Wake school board member Ron Margiotta objected to the way the White House organized the speech and wanted other school board members to vote up or down on whether they supported showing the speech in the classroom.
"I wouldn't care if it were President Reagan, or if Abraham Lincoln were resurrected from the dead. We just don't need political figures to take over our schools," offered Margiotta.
Margiotta failed to get support for a vote from any other board members at a meeting Tuesday morning and the issue was referred to the board's policy committee.
The idea of a president speaking directly to public school students is not new. It's been done before, by other commanders-in-chief during the modern era.
"There was never any objection to having President Bush addressing school children, never any objection to having President Reagan address school children. I'm not sure why this issue is raised now," said board member Lori Millberg.
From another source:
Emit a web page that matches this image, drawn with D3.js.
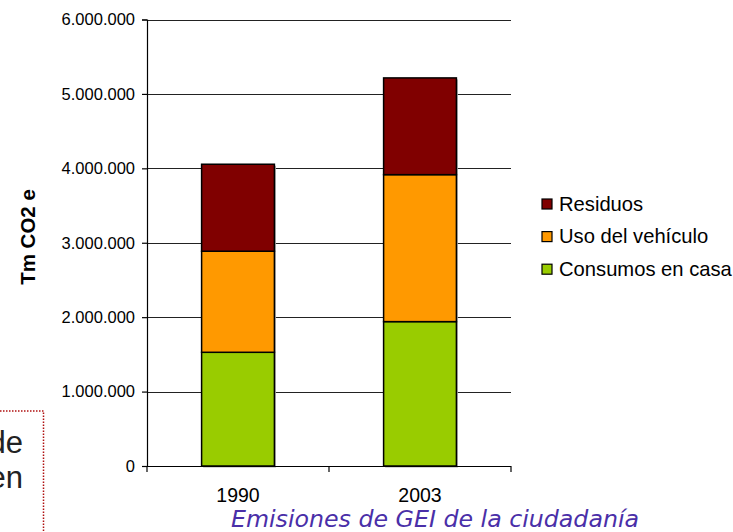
<!DOCTYPE html>
<html>
<head>
<meta charset="utf-8">
<script src="https://cdn.jsdelivr.net/npm/d3@7"></script>
<style>
  body { margin: 0; background: #fff; }
  svg { display: block; }
</style>
</head>
<body>
<script>
// data
var years = ["1990", "2003"];
var series = ["Consumos en casa", "Uso del vehículo", "Residuos"];
var consumos = [1528000, 1940000];
var vehiculo = [1358000, 1975000];
var residuos = [1169000, 1300000];
var colors = ["#99cc00", "#ff9900", "#800000"];
var yTicks = [0, 1000000, 2000000, 3000000, 4000000, 5000000, 6000000];

var width = 733, height = 532;

var svg = d3.select("body").append("svg")
  .attr("width", width)
  .attr("height", height);

// table for stacking
var rows = years.map(function (y, i) {
  return { year: y, "Consumos en casa": consumos[i], "Uso del vehículo": vehiculo[i], "Residuos": residuos[i] };
});
var stacked = d3.stack().keys(series)(rows);

var x = d3.scaleBand()
  .domain(years)
  .range([147, 511])
  .paddingInner(0.6)
  .paddingOuter(0.3);

var y = d3.scaleLinear()
  .domain([0, 6000000])
  .range([466, 19.5]);

var fmt = function (d) {
  return d3.format(",")(d).replace(/,/g, ".");
};

// gridlines
svg.append("g")
  .selectAll("line")
  .data(yTicks.slice(1))
  .enter()
  .append("line")
  .attr("x1", 147).attr("x2", 511)
  .attr("y1", function (d) { return Math.round(y(d)) + 0.5; })
  .attr("y2", function (d) { return Math.round(y(d)) + 0.5; })
  .attr("stroke", "#222")
  .attr("stroke-width", 1.2);

// bar shadows
svg.append("g")
  .selectAll("rect")
  .data(rows)
  .enter()
  .append("rect")
  .attr("x", function (d) { return x(d.year) + 1.5; })
  .attr("y", function (d, i) { return y(consumos[i] + vehiculo[i] + residuos[i]) + 1.5; })
  .attr("width", x.bandwidth())
  .attr("height", function (d, i) { return y(0) - y(consumos[i] + vehiculo[i] + residuos[i]); })
  .attr("fill", "#aaa");

// stacked bars
svg.append("g")
  .selectAll("g")
  .data(stacked)
  .enter()
  .append("g")
  .attr("fill", function (d, i) { return colors[i]; })
  .selectAll("rect")
  .data(function (d) { return d; })
  .enter()
  .append("rect")
  .attr("x", function (d) { return x(d.data.year); })
  .attr("y", function (d) { return y(d[1]); })
  .attr("width", x.bandwidth())
  .attr("height", function (d) { return y(d[0]) - y(d[1]); })
  .attr("stroke", "#000")
  .attr("stroke-width", 1.5);

// y axis
var yAxis = d3.axisLeft(y)
  .tickValues(yTicks)
  .tickSize(5)
  .tickPadding(7)
  .tickFormat(fmt);

var ya = svg.append("g")
  .attr("transform", "translate(147,0)")
  .call(yAxis);
ya.selectAll("text")
  .attr("font-family", "Liberation Sans, Arial, sans-serif")
  .attr("font-size", 16.5)
  .attr("fill", "#000");
ya.selectAll("line, path").attr("stroke", "#000").attr("stroke-width", 1.2);

// x axis: ticks between categories, labels under bars
var xa = svg.append("g")
  .attr("transform", "translate(0,466)");
xa.append("line")
  .attr("x1", 147).attr("x2", 511)
  .attr("y1", 0.5).attr("y2", 0.5)
  .attr("stroke", "#000").attr("stroke-width", 1.2);
xa.selectAll(".xt")
  .data([147, 329, 511])
  .enter()
  .append("line")
  .attr("class", "xt")
  .attr("x1", function (d) { return d; })
  .attr("x2", function (d) { return d; })
  .attr("y1", 0).attr("y2", 6)
  .attr("stroke", "#000").attr("stroke-width", 1.2);
xa.selectAll("text")
  .data(years)
  .enter()
  .append("text")
  .attr("x", function (d) { return x(d) + x.bandwidth() / 2; })
  .attr("y", 36)
  .attr("text-anchor", "middle")
  .attr("font-family", "Liberation Sans, Arial, sans-serif")
  .attr("font-size", 19.5)
  .text(function (d) { return d; });

// y axis title
svg.append("text")
  .attr("transform", "translate(35,237) rotate(-90)")
  .attr("text-anchor", "middle")
  .attr("font-family", "Liberation Sans, Arial, sans-serif")
  .attr("font-weight", "bold")
  .attr("font-size", 20.5)
  .text("Tm CO2 e");

// legend (reverse order: top is Residuos)
var legendItems = series.slice().reverse();
var legend = svg.append("g")
  .selectAll("g")
  .data(legendItems)
  .enter()
  .append("g")
  .attr("transform", function (d, i) { return "translate(542," + (199 + i * 32.6) + ")"; });
legend.append("rect")
  .attr("width", 10).attr("height", 10)
  .attr("fill", function (d) { return colors[series.indexOf(d)]; })
  .attr("stroke", "#000")
  .attr("stroke-width", 1.2);
legend.append("text")
  .attr("x", 17)
  .attr("y", 11.5)
  .attr("font-family", "Liberation Sans, Arial, sans-serif")
  .attr("font-size", 20.2)
  .text(function (d) { return d; });

// caption
svg.append("text")
  .attr("x", 435)
  .attr("y", 526.5)
  .attr("text-anchor", "middle")
  .attr("font-family", "DejaVu Sans, Verdana, sans-serif")
  .attr("font-style", "italic")
  .attr("font-size", 23.7)
  .attr("fill", "#4a2fa8")
  .text("Emisiones de GEI de la ciudadanía");

// dotted text box at left edge
svg.append("rect")
  .attr("x", -60).attr("y", 411)
  .attr("width", 103.5).attr("height", 160)
  .attr("fill", "none")
  .attr("stroke", "#b01010")
  .attr("stroke-width", 1.5)
  .attr("stroke-dasharray", "1.5,1.5");
svg.selectAll(".boxtxt")
  .data([{ t: "de", y: 453 }, { t: "en", y: 488 }])
  .enter()
  .append("text")
  .attr("class", "boxtxt")
  .attr("x", 23)
  .attr("y", function (d) { return d.y; })
  .attr("text-anchor", "end")
  .attr("font-family", "Liberation Sans, Arial, sans-serif")
  .attr("font-size", 31)
  .attr("fill", "#222")
  .text(function (d) { return d.t; });
</script>
</body>
</html>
She said she supports letting the President encourage kids to stay in school.
"I believe that school children should be allowed to hear his comments. Certainly if a parent chooses to have their child excluded from that that's fine," she said.
Neither Margiotta nor Millberg actually read the president's remarks that were posted online a day prior to the speech to students.
"I've heard bits and pieces of it. I don't think anything's wrong with the speech, to be honest with you. But again, some of the follow ups to that speech, on the part of our staff members, is something that could be objectionable," said Margiotta.